If you can turn natural gas into a high-value fuel, why not do the same with coal, which is even more plentiful in parts of the globe (like the U.S. and China)? Shell’s gasification technique consists of partially combusting pulverized coal to yield carbon monoxide and hydrogen gas, which combine to form synthetic natural gas.

After pollutants like mercury and sulfur are filtered out, the clean syngas can be burned to create electricity, like at the 250-megawatt power plant Shell built in Buggenum, Holland. Or it can produce chemical feedstocks, at a lower cost than natural gas, as at the 15 gasification plants being built, using Shell technology, in China. Shell aims to combine coal gasification with gas-to-diesel technology in an alliance with coal miner Anglo American.

Up to a point, lavish capital outlays like these can make up for a shortage of old-fashioned oil wells. Hell-bent to replace reserves, Shell has earmarked just $5 billion this year for dividends and share buybacks–compared with $20 billion each for ExxonMobil and bp.
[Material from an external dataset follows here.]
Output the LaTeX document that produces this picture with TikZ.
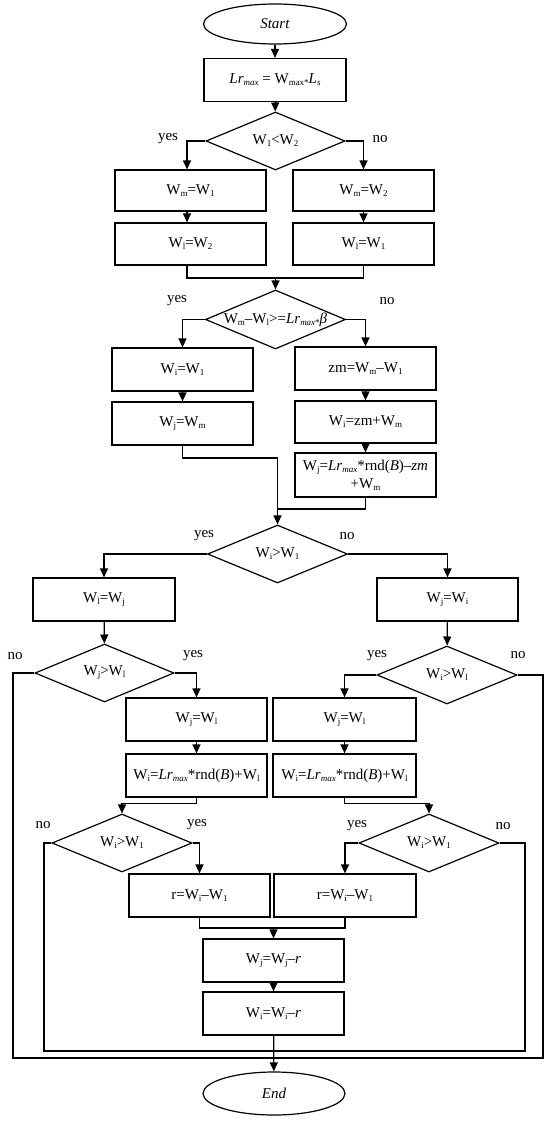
\documentclass[tikz,border=0pt]{standalone}
\usepackage{fontspec}
\setmainfont{Liberation Serif}
\usetikzlibrary{shapes.geometric,arrows.meta}
\newcommand\lo[1]{\raisebox{-0.3ex}{\fontsize{9}{9}\selectfont #1}}
\newcommand\zb[1]{\makebox[0pt]{#1}}
\newcommand\Lrm{\textit{Lr}\lo{\textit{max}}}
\begin{document}
\begin{tikzpicture}[x=1pt,y=-1pt,
  font=\fontsize{15}{18}\selectfont, line width=1.2pt,
  box/.style={draw, rectangle, minimum width=141pt, minimum height=43pt, inner sep=0pt, align=center},
  dia/.style={draw, diamond, minimum width=140pt, minimum height=58pt, inner sep=0pt},
  term/.style={draw, ellipse, minimum width=143pt, minimum height=40pt, inner sep=0pt},
  lab/.style={inner sep=0pt},
  arr/.style={-{Triangle[length=9pt,width=8pt]}}]
\useasboundingbox (0,0) rectangle (550,1121);
\fill[white] (0,0) rectangle (550,1121);

% nodes
\node[term] (start) at (275,24) {\textit{Start}};
\node[box, minimum width=142pt] (b1) at (275,80) {\Lrm\ = W\lo{max}\lo{*}\textit{L}\lo{\textit{s}}};
\node[dia, minimum width=139pt] (d1) at (275.5,141) {\zb{W\lo{1}<W\lo{2}}};
\node[box, minimum width=151pt, minimum height=41pt] (bL1) at (190.5,190.5) {W\lo{m}=W\lo{1}};
\node[box, minimum height=41pt] (bR1) at (363.5,190.5) {W\lo{m}=W\lo{2}};
\node[box, minimum width=151pt, minimum height=42pt] (bL2) at (190.5,244) {W\lo{l}=W\lo{2}};
\node[box, minimum height=42pt] (bR2) at (363.5,244) {W\lo{l}=W\lo{1}};
\node[dia, minimum height=59pt] (d2) at (275.5,319.5) {\zb{W\lo{m}–W\lo{l}>=\Lrm\lo{*}\textit{β}}};
\node[box] (bL3) at (182.5,369.5) {W\lo{i}=W\lo{1}};
\node[box] (bR3) at (365.5,368.5) {zm=W\lo{m}–W\lo{1}};
\node[box] (bL4) at (182.5,423.5) {W\lo{j}=W\lo{m}};
\node[box, minimum height=42pt] (bR4) at (365.5,422) {W\lo{i}=zm+W\lo{m}};
\node[box, minimum height=44pt] (bR5) at (365.5,475) {W\lo{j}=\Lrm*rnd(\textit{B})–\textit{zm}\\+W\lo{m}};
\node[dia] (d3) at (277.5,554) {\zb{W\lo{i}>W\lo{1}}};
\node[box, minimum width=142pt] (bA) at (104,599.5) {W\lo{l}=W\lo{j}};
\node[box] (bB) at (447.5,599.5) {W\lo{j}=W\lo{i}};
\node[dia, minimum width=139pt] (d4) at (104.5,673) {\zb{W\lo{j}>W\lo{l}}};
\node[dia] (d5) at (447,675) {\zb{W\lo{i}>W\lo{l}}};
\node[box] (bC) at (196.5,719.5) {W\lo{j}=W\lo{l}};
\node[box] (bD) at (196.5,775.5) {W\lo{i}=\Lrm*rnd(\textit{B})+W\lo{l}};
\node[box, minimum width=143pt] (bE) at (344.5,719.5) {W\lo{j}=W\lo{l}};
\node[box, minimum width=143pt] (bF) at (344.5,775.5) {W\lo{i}=\Lrm*rnd(\textit{B})+W\lo{l}};
\node[dia] (d6) at (122,843) {\zb{W\lo{i}>W\lo{1}}};
\node[dia] (d7) at (429,843) {\zb{W\lo{i}>W\lo{1}}};
\node[box] (rL) at (199.5,895.5) {r=W\lo{i}–W\lo{1}};
\node[box, minimum width=142pt] (rR) at (345,895.5) {r=W\lo{i}–W\lo{1}};
\node[box] (bG) at (273.5,960.5) {W\lo{j}=W\lo{j}–\textit{r}};
\node[box] (bH) at (273.5,1013.5) {W\lo{i}=W\lo{i}–\textit{r}};
\node[term, minimum width=142pt, minimum height=43pt] (end) at (274,1093.5) {\textit{End}};

% labels
\node[lab] (y1) at (168,139) {yes};
\node[lab] (n1) at (380,139) {no};
\node[lab] (y2) at (177,301) {yes};
\node[lab] (n2) at (387,301) {no};
\node[lab] (y3) at (204,536) {yes};
\node[lab] (n3) at (347,536) {no};
\node[lab] (n4) at (15,656) {no};
\node[lab] (y4) at (193,656) {yes};
\node[lab] (y5) at (377,656) {yes};
\node[lab] (n5) at (518,655) {no};
\node[lab] (n6) at (43,825) {no};
\node[lab] (y6) at (197,825) {yes};
\node[lab] (y7) at (357,826) {yes};
\node[lab] (n7) at (503,826) {no};

% coordinates
\coordinate (m1) at (275.5,278);
\coordinate (m2) at (277.5,458);
\coordinate (m3) at (277.5,509);
\coordinate (m4) at (273.5,928);
\coordinate (o1) at (13,1058);
\coordinate (o2) at (543,1058);
\coordinate (i1) at (44,1051);
\coordinate (i2) at (525,1051);

% connectors
\draw[arr] (start) -- (b1);
\draw[arr] (b1) -- (d1);
\draw[arr] (d1.west) -| ([xshift=-3.5pt]bL1.north);
\draw[arr] (d1.east) -| (bR1.north);
\draw[arr] ([xshift=-3.5pt]bL1.south) -- ([xshift=-3.5pt]bL2.north);
\draw[arr] (bR1) -- (bR2);
\draw ([xshift=-3.5pt]bL2.south) |- (m1) -| (bR2.south);
\draw[arr] (m1) -- (d2.north);
\draw[arr] (d2.west) -| (bL3.north);
\draw[arr] (d2.east) -| (bR3.north);
\draw[arr] (bL3) -- (bL4);
\draw[arr] (bR3) -- (bR4);
\draw[arr] (bR4) -- (bR5);
\draw (bL4.south) |- (m2);
\draw (bR5.south) |- (m3);
\draw[arr] (m2) -- (d3.north);
\draw[arr] (d3.west) -| (bA.north);
\draw[arr] (d3.east) -| (bB.north);
\draw[arr] (bA) -- (d4);
\draw[arr] (bB) -- (d5);
\draw[arr] (d4.east) -| (bC.north);
\draw[arr] (d5.west) -| (bE.north);
\draw[arr] (bC) -- (bD);
\draw[arr] (bE) -- (bF);
\draw[arr] (bD.south) -- ++(0,6) -| (d6.north);
\draw[arr] (bF.south) -- ++(0,6) -| (d7.north);
\draw[arr] (d6.east) -| (rL.north);
\draw[arr] (d7.west) -| (rR.north);
\draw (rL.south) |- (m4) -| (rR.south);
\draw[arr] (m4) -- (bG.north);
\draw[arr] (bG) -- (bH);
\draw[arr] (bH) -- (end);
\draw (d4.west) -| (o1) -- (o2) |- (d5.east);
\draw (d6.west) -| (i1) -- (i2) |- (d7.east);
\end{tikzpicture}
\end{document}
Skeptical, or simply embittered over the reserve accounting scandal, investors price Shell at only 9 times trailing earnings, versus 11 and 12 for its two larger rivals. Van der Veer, who says he expects to be in his job for no more than six more years, will have to work quickly to prove the skeptics wrong.

“This company has been losing ground for many years, and I don’t like that.”

By the Numbers

Shell Game

Its most promising projects are also its most expensive ventures. Will they pay off?

14,700 barrels of synthetic diesel a day at Bintulu.

$3.6 billion is what it cost to build Bonga and produce 200,000 BOE a day.

$20 billion makes Sakhalin the world’s most costly energy project. Source: Shell.